— Start PROVIDED DATA —

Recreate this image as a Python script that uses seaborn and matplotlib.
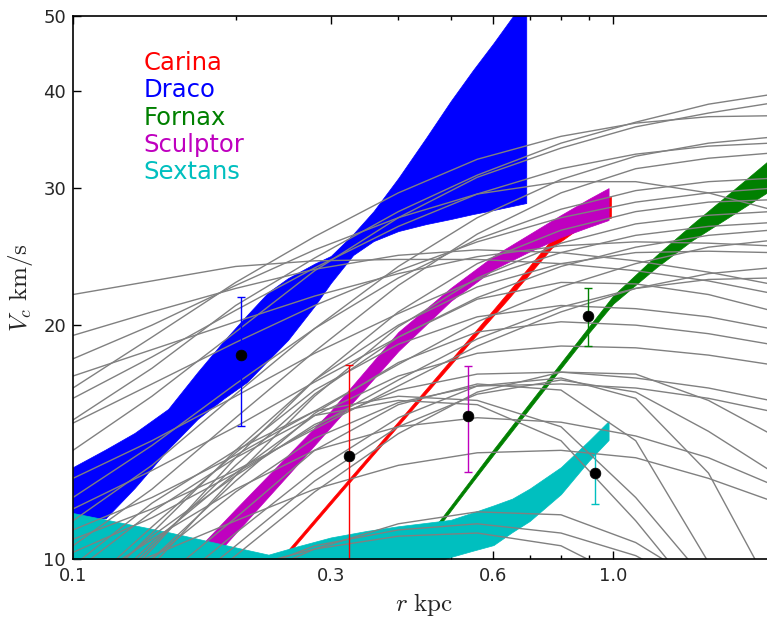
import numpy as np
import pandas as pd
import seaborn as sns
import matplotlib
matplotlib.use("Agg")
import matplotlib.pyplot as plt
from matplotlib.ticker import FixedLocator, FixedFormatter, NullFormatter, NullLocator

# ---------------------------------------------------------------- data
# radial nodes (kpc) for the simulated subhalo rotation curves
r_nodes = [0.1, 0.14, 0.2, 0.28, 0.4, 0.56, 0.8, 1.1, 1.5, 1.95]

# massive, still-rising subhaloes
halos_high = [
    [15.1, 17.6, 21.2, 24.4, 28.0, 31.2, 34.3, 36.5, 38.5, 39.6],
    [13.8, 16.2, 19.6, 23.5, 27.5, 31.0, 33.8, 36.0, 37.5, 38.6],
    [16.6, 19.3, 22.7, 26.0, 29.6, 32.7, 35.0, 36.4, 37.1, 37.2],
    [11.2, 13.2, 16.3, 19.8, 23.8, 27.5, 30.8, 33.0, 34.3, 34.9],
    [16.1, 18.2, 20.9, 23.7, 26.8, 29.5, 31.8, 33.2, 34.0, 34.3],
    [10.4, 12.3, 15.2, 18.5, 22.5, 26.2, 29.6, 31.8, 32.8, 33.3],
    [18.1, 20.0, 22.5, 25.0, 27.5, 29.5, 30.6, 30.6, 29.6, 28.2],
    [21.9, 22.8, 23.8, 24.2, 24.3, 24.3, 24.0, 23.5, 22.8, 22.0],
    [12.0, 14.0, 16.8, 19.8, 23.0, 25.8, 28.2, 29.8, 30.6, 30.9],
    [14.96, 16.8, 19.0, 21.2, 23.5, 25.6, 27.5, 28.8, 29.6, 30.0],
]

# intermediate subhaloes
halos_mid = [
    [19.4, 20.8, 22.3, 23.6, 24.6, 25.0, 24.8, 24.2, 23.4, 22.6],
    [17.2, 18.6, 20.2, 21.8, 23.3, 24.5, 25.3, 25.6, 25.5, 25.3],
    [12.7, 14.2, 16.2, 18.4, 20.7, 22.9, 24.8, 26.1, 26.8, 27.1],
    [11.6, 13.0, 14.8, 16.9, 19.3, 21.7, 23.8, 25.2, 26.1, 26.5],
    [10.9, 12.0, 13.6, 15.5, 17.8, 20.2, 22.4, 24.0, 25.2, 25.7],
    [10.6, 11.6, 13.0, 14.7, 16.7, 18.8, 20.8, 22.3, 23.3, 23.7],
    [10.2, 11.3, 12.9, 14.8, 17.0, 19.2, 21.1, 22.3, 22.9, 23.0],
]

# steeply rising subhaloes
halos_steep = [
    [8.0, 10.3, 13.5, 17.0, 20.8, 24.0, 26.5, 28.0, 28.8, 29.0],
    [7.6, 9.8, 12.8, 16.2, 19.9, 23.0, 25.5, 27.0, 27.7, 28.0],
    [8.6, 10.8, 13.8, 17.0, 20.0, 22.4, 24.0, 24.8, 24.9, 24.8],
    [8.2, 10.4, 13.2, 16.3, 19.3, 21.6, 22.7, 22.6, 21.9, 20.9],
    [8.9, 11.0, 13.7, 16.5, 18.9, 20.5, 21.2, 21.0, 20.5, 19.8],
    [7.9, 10.0, 12.6, 15.4, 17.9, 19.6, 20.2, 20.0, 19.5, 18.9],
    [8.4, 10.5, 12.9, 15.3, 17.2, 18.4, 18.8, 18.7, 18.3, 17.8],
    [8.8, 10.7, 12.8, 14.9, 16.5, 17.3, 17.4, 17.1, 16.6, 16.0],
    [8.1, 10.0, 12.2, 14.3, 15.9, 16.7, 16.8, 16.6, 16.1, 15.5],
    [9.1, 10.6, 12.3, 13.8, 14.8, 15.2, 15.0, 14.4, 13.5, 12.5],
]

# small, tidally truncated subhaloes
halos_low = [
    [9.6, 11.5, 13.5, 15.3, 16.0, 15.8, 14.2, 11.2, 8.6, 7.0],
    [9.8, 11.8, 13.8, 15.5, 16.2, 16.0, 14.8, 12.0, 9.3, 7.5],
    [7.5, 9.2, 11.3, 13.8, 15.8, 16.8, 16.5, 14.2, 9.9, 7.8],
    [7.2, 8.8, 10.8, 13.0, 15.2, 16.7, 17.1, 16.1, 12.9, 9.2],
    [7.0, 8.5, 10.4, 12.6, 14.8, 16.3, 17.0, 16.4, 14.6, 13.0],
    [6.8, 8.3, 10.1, 12.2, 14.5, 16.4, 17.4, 17.3, 16.0, 14.5],
    [9.0, 10.1, 11.2, 12.3, 13.2, 13.7, 13.8, 13.5, 12.7, 11.9],
    [7.5, 8.3, 9.3, 10.3, 11.1, 11.5, 11.4, 10.5, 9.2, 8.0],
    [7.6, 8.5, 9.5, 10.4, 10.9, 11.1, 10.8, 10.1, 9.0, 8.0],
    [8.0, 8.8, 9.7, 10.3, 10.7, 10.8, 10.4, 9.3, 8.2, 7.4],
]

# dwarf spheroidal mass-model bands (lower / upper Vc in km/s)
carina_r = [0.22, 0.25, 0.3, 0.35, 0.43, 0.55, 0.64, 0.77, 0.87, 0.99]
carina_lo = [9.15, 10.15, 11.77, 13.33, 15.75, 19.2, 21.65, 25.17, 26.75, 27.5]
carina_hi = [9.27, 10.27, 11.91, 13.49, 15.95, 19.5, 22.1, 25.83, 27.85, 29.3]

draco_r = [0.1, 0.115, 0.13, 0.15, 0.17, 0.19, 0.21, 0.23, 0.25, 0.28,
           0.3, 0.33, 0.36, 0.4, 0.45, 0.5, 0.55, 0.6, 0.65, 0.69]
draco_lo = [11.16, 11.29, 12.34, 13.85, 15.14, 16.09, 16.9, 18.04, 19.14, 21.17,
            22.66, 24.62, 25.66, 26.43, 26.98, 27.39, 27.8, 28.13, 28.47, 28.72]
draco_hi = [13.13, 13.84, 14.53, 15.6, 17.4, 19.08, 20.61, 22.06, 22.99, 24.0,
            24.55, 26.2, 28.04, 30.93, 34.83, 38.85, 42.6, 46.14, 49.84, 52.7]

fornax_r = [0.4, 0.45, 0.5, 0.55, 0.6, 0.7, 0.8, 0.9, 1.0, 1.2, 1.4, 1.6, 1.95]
fornax_lo = [9.40, 10.47, 11.54, 12.59, 13.62, 15.63, 17.60, 19.53, 21.32, 23.72, 25.72, 27.28, 29.8]
fornax_hi = [9.54, 10.63, 11.70, 12.77, 13.84, 15.89, 17.90, 19.89, 21.84, 24.58, 26.98, 29.14, 32.7]

sculptor_r = [0.16, 0.2, 0.25, 0.3, 0.4, 0.5, 0.6, 0.7, 0.8, 0.9, 0.98]
sculptor_lo = [9.09, 10.8, 12.83, 14.79, 18.52, 21.48, 23.59, 24.88, 25.96, 26.75, 27.31]
sculptor_hi = [9.85, 11.6, 13.61, 15.51, 19.6, 22.33, 24.55, 26.2, 27.72, 29.07, 30.02]

sextans_r = [0.1, 0.15, 0.2, 0.23, 0.26, 0.3, 0.35, 0.4, 0.45, 0.5,
             0.55, 0.6, 0.65, 0.7, 0.8, 0.9, 0.98]
sextans_lo = [8.5, 8.6, 8.7, 8.8, 8.9, 9.1, 9.3, 9.55, 9.8, 10.06,
              10.25, 10.42, 10.83, 11.19, 12.12, 13.37, 14.23]
sextans_hi = [11.46, 10.83, 10.35, 10.13, 10.38, 10.66, 10.87, 11.02, 11.13, 11.23,
              11.48, 11.72, 11.96, 12.32, 13.13, 14.19, 15.05]

# measured Vc at the half-light radius with uncertainties
galaxies = ["Carina", "Draco", "Fornax", "Sculptor", "Sextans"]
gal_colors = ["r", "b", "g", "m", "c"]
obs_r = [0.3245, 0.205, 0.897, 0.538, 0.924]
obs_v = [13.57, 18.3, 20.56, 15.3, 12.91]
obs_v_hi = [17.77, 21.71, 22.3, 17.71, 14.1]
obs_v_lo = [6.0, 14.84, 18.81, 12.95, 11.76]

# ---------------------------------------------------------------- style
sns.set_style("ticks")
plt.rcParams.update({
    "font.family": ["DejaVu Sans"],
    "mathtext.fontset": "cm",
    "axes.linewidth": 1.2,
    "xtick.direction": "in",
    "ytick.direction": "in",
    "xtick.top": True,
    "ytick.right": True,
})

fig = plt.figure(figsize=(7.67, 6.19), dpi=100)
# the frame runs slightly past the right edge of the canvas
ax = fig.add_axes([73 / 767, 1 - 559 / 619, 703 / 767, 543 / 619])
ax.set_xscale("log")
ax.set_yscale("log")

# ---------------------------------------------------------------- bands
bands = [
    (carina_r, carina_lo, carina_hi),
    (draco_r, draco_lo, draco_hi),
    (fornax_r, fornax_lo, fornax_hi),
    (sculptor_r, sculptor_lo, sculptor_hi),
    (sextans_r, sextans_lo, sextans_hi),
]
for (br, blo, bhi), col in zip(bands, gal_colors):
    ax.fill_between(br, blo, bhi, facecolor=col, edgecolor=col,
                    linewidth=0.5, zorder=1)

# ---------------------------------------------------------------- subhalo curves
all_curves = halos_high + halos_mid + halos_steep + halos_low
rows = []
for i, vc in enumerate(all_curves):
    for r, v in zip(r_nodes, vc):
        rows.append({"r": r, "Vc": v, "halo": i})
df = pd.DataFrame(rows)
sns.lineplot(data=df, x="r", y="Vc", units="halo", estimator=None,
             color="gray", linewidth=1.0, sort=False, legend=False, ax=ax, zorder=2)

# ---------------------------------------------------------------- measurements
for r, v, vhi, vlo, col in zip(obs_r, obs_v, obs_v_hi, obs_v_lo, gal_colors):
    ax.errorbar([r], [v], yerr=[[v - vlo], [vhi - v]], fmt="none",
                ecolor=col, elinewidth=1.0, capsize=3, capthick=1.0, zorder=3)
sns.scatterplot(x=obs_r, y=obs_v, color="black", s=60, edgecolor="black",
                linewidth=0.5, ax=ax, zorder=4, legend=False)

# ---------------------------------------------------------------- labels
for k, (name, col) in enumerate(zip(galaxies, gal_colors)):
    ax.text(0.1, 0.9 - 0.05 * k, name, color=col, fontsize=17.5,
            transform=ax.transAxes, va="baseline", ha="left")

ax.set_xlim(0.1, 2.0)
ax.set_ylim(10, 50)

xt = [0.1, 0.3, 0.6, 1.0]
ax.xaxis.set_major_locator(FixedLocator(xt))
ax.xaxis.set_major_formatter(FixedFormatter(["0.1", "0.3", "0.6", "1.0"]))
ax.xaxis.set_minor_locator(FixedLocator([0.2, 0.4, 0.5, 0.7, 0.8, 0.9]))
ax.xaxis.set_minor_formatter(NullFormatter())
yt = [10, 20, 30, 40, 50]
ax.yaxis.set_major_locator(FixedLocator(yt))
ax.yaxis.set_major_formatter(FixedFormatter([str(t) for t in yt]))
ax.yaxis.set_minor_locator(NullLocator())

ax.tick_params(which="major", length=6, width=1.0, labelsize=13, pad=6,
               top=True, right=True, direction="in", color="black")
ax.tick_params(which="minor", length=3, width=1.0, top=True, right=True,
               direction="in", color="black")
ax.tick_params(axis="y", pad=5)

ax.set_xlabel(r"$r\ \mathrm{kpc}$", fontsize=18, labelpad=4)
ax.set_ylabel(r"$V_c\ \mathrm{km/s}$", fontsize=18, labelpad=6)

for s in ax.spines.values():
    s.set_color("black")
    s.set_zorder(5)

fig.savefig("out.png", dpi=100)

— End PROVIDED DATA —

◆ CHALLENGE
Starting at the top of the listing above, reproduce each line up to and including the one with "1.1, 1.5, 1.95]"; omit the pictures.

◆ CORRECT OUTPUT
Recreate this image as a Python script that uses seaborn and matplotlib.
import numpy as np
import pandas as pd
import seaborn as sns
import matplotlib
matplotlib.use("Agg")
import matplotlib.pyplot as plt
from matplotlib.ticker import FixedLocator, FixedFormatter, NullFormatter, NullLocator

# ---------------------------------------------------------------- data
# radial nodes (kpc) for the simulated subhalo rotation curves
r_nodes = [0.1, 0.14, 0.2, 0.28, 0.4, 0.56, 0.8, 1.1, 1.5, 1.95]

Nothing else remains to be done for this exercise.